• _Given task_
Everything from the first line of the data through the line with "fill_color=colors, line_color=None)" is to be echoed exactly, minus the pictures.

Records from a collection:
## START

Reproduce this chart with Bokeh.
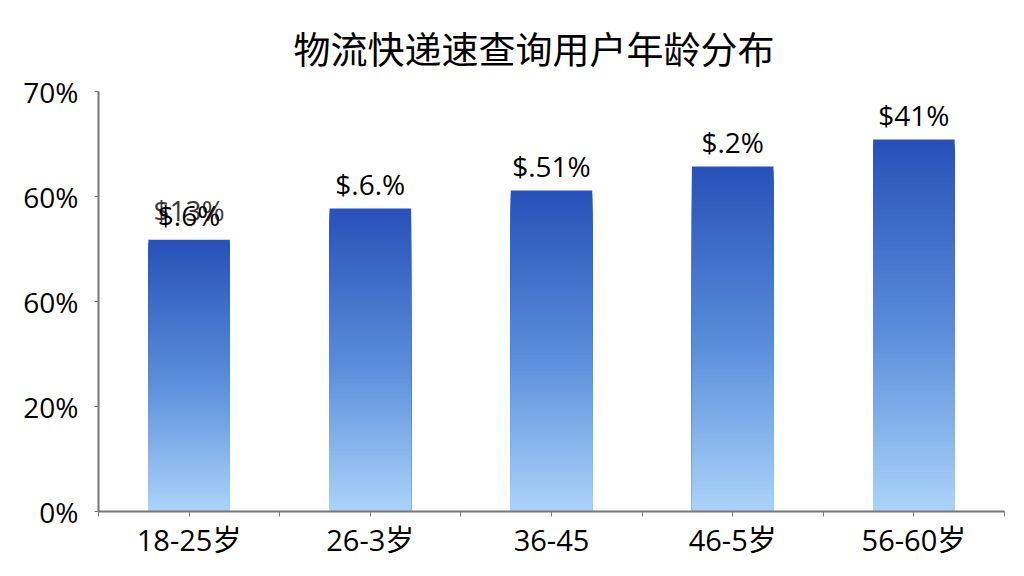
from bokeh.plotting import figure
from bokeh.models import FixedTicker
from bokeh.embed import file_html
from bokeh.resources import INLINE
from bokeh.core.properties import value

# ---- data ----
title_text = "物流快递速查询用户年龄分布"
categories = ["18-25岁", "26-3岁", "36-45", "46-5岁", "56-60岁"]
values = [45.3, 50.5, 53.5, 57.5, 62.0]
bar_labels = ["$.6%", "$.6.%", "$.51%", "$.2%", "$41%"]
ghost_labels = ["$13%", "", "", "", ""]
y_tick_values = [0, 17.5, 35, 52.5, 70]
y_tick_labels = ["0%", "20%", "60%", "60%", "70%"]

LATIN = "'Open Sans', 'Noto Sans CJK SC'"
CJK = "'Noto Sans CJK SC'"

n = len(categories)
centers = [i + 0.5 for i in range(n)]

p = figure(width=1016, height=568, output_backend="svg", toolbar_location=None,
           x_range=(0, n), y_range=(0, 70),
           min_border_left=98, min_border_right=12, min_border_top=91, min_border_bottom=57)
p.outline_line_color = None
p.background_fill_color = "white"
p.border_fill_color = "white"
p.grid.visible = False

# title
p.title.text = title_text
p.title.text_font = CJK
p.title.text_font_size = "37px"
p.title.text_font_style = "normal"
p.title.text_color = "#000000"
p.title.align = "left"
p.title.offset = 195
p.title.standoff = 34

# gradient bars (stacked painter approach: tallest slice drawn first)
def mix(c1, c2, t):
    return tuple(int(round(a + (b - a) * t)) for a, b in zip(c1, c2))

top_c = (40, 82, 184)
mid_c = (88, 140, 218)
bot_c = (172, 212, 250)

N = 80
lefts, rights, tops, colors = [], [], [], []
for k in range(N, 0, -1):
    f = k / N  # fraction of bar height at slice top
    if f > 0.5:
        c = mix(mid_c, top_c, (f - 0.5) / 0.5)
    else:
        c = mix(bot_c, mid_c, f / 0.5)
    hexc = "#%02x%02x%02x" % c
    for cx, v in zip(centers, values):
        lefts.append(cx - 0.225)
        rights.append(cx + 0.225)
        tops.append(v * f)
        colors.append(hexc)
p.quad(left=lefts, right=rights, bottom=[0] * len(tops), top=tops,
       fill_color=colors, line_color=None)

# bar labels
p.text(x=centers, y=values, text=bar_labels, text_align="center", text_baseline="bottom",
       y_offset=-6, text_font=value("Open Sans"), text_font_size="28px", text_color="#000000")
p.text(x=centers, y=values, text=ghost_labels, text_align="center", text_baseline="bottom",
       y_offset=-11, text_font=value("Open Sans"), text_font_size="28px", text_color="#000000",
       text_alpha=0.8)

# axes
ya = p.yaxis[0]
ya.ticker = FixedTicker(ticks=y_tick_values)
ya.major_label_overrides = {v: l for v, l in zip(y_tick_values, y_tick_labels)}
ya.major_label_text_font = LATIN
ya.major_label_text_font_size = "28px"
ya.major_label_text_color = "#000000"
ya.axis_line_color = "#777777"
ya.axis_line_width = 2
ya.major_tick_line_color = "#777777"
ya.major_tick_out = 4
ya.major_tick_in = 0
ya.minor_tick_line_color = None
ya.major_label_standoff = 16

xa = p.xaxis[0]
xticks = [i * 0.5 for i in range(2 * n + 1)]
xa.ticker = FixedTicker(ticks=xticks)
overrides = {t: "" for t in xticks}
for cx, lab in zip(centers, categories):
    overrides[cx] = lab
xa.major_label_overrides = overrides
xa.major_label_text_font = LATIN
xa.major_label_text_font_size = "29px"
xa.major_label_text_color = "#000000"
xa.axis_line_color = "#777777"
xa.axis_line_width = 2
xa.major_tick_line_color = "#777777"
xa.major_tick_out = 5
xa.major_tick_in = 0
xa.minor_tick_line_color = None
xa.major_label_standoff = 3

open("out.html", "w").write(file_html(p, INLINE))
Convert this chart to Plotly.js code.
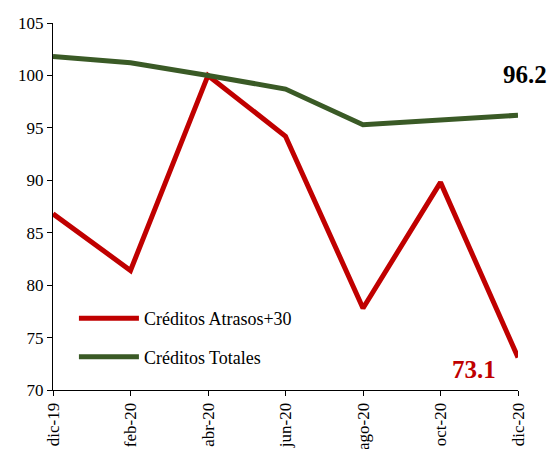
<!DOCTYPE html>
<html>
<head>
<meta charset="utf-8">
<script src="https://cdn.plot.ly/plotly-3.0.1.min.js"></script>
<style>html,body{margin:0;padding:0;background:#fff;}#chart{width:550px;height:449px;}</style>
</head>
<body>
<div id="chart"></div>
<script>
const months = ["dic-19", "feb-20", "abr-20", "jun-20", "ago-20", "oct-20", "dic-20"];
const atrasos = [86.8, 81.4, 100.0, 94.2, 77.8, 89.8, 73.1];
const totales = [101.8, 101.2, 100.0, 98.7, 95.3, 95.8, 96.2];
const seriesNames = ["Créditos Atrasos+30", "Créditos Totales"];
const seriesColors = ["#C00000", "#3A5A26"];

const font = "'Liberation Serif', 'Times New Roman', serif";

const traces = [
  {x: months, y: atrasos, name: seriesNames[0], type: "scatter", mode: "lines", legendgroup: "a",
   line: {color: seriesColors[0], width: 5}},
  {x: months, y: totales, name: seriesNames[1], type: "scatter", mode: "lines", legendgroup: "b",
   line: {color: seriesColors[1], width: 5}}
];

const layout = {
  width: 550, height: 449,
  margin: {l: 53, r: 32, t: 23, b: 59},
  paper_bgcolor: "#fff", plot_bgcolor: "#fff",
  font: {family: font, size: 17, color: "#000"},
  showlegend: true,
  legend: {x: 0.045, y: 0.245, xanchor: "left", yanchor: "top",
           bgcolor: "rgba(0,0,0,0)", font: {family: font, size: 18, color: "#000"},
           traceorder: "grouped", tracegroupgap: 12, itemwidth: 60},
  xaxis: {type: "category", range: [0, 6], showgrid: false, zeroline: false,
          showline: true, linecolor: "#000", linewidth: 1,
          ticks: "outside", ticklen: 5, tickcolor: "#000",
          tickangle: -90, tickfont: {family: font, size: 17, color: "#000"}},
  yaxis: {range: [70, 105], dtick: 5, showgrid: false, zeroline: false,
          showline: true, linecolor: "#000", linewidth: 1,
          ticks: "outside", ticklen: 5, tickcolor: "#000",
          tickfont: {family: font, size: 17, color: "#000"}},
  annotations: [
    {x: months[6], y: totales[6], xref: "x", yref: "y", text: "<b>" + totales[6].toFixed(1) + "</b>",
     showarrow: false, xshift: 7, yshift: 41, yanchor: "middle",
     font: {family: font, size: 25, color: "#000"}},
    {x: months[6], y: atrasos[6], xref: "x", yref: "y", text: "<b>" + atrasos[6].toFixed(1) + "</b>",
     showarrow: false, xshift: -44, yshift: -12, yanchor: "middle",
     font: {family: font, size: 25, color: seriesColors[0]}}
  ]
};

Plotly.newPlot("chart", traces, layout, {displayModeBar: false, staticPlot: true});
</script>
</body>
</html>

## END

• _Response for this exercise_
Reproduce this chart with Bokeh.
from bokeh.plotting import figure
from bokeh.models import FixedTicker
from bokeh.embed import file_html
from bokeh.resources import INLINE
from bokeh.core.properties import value

# ---- data ----
title_text = "物流快递速查询用户年龄分布"
categories = ["18-25岁", "26-3岁", "36-45", "46-5岁", "56-60岁"]
values = [45.3, 50.5, 53.5, 57.5, 62.0]
bar_labels = ["$.6%", "$.6.%", "$.51%", "$.2%", "$41%"]
ghost_labels = ["$13%", "", "", "", ""]
y_tick_values = [0, 17.5, 35, 52.5, 70]
y_tick_labels = ["0%", "20%", "60%", "60%", "70%"]

LATIN = "'Open Sans', 'Noto Sans CJK SC'"
CJK = "'Noto Sans CJK SC'"

n = len(categories)
centers = [i + 0.5 for i in range(n)]

p = figure(width=1016, height=568, output_backend="svg", toolbar_location=None,
           x_range=(0, n), y_range=(0, 70),
           min_border_left=98, min_border_right=12, min_border_top=91, min_border_bottom=57)
p.outline_line_color = None
p.background_fill_color = "white"
p.border_fill_color = "white"
p.grid.visible = False

# title
p.title.text = title_text
p.title.text_font = CJK
p.title.text_font_size = "37px"
p.title.text_font_style = "normal"
p.title.text_color = "#000000"
p.title.align = "left"
p.title.offset = 195
p.title.standoff = 34

# gradient bars (stacked painter approach: tallest slice drawn first)
def mix(c1, c2, t):
    return tuple(int(round(a + (b - a) * t)) for a, b in zip(c1, c2))

top_c = (40, 82, 184)
mid_c = (88, 140, 218)
bot_c = (172, 212, 250)

N = 80
lefts, rights, tops, colors = [], [], [], []
for k in range(N, 0, -1):
    f = k / N  # fraction of bar height at slice top
    if f > 0.5:
        c = mix(mid_c, top_c, (f - 0.5) / 0.5)
    else:
        c = mix(bot_c, mid_c, f / 0.5)
    hexc = "#%02x%02x%02x" % c
    for cx, v in zip(centers, values):
        lefts.append(cx - 0.225)
        rights.append(cx + 0.225)
        tops.append(v * f)
        colors.append(hexc)
p.quad(left=lefts, right=rights, bottom=[0] * len(tops), top=tops,
       fill_color=colors, line_color=None)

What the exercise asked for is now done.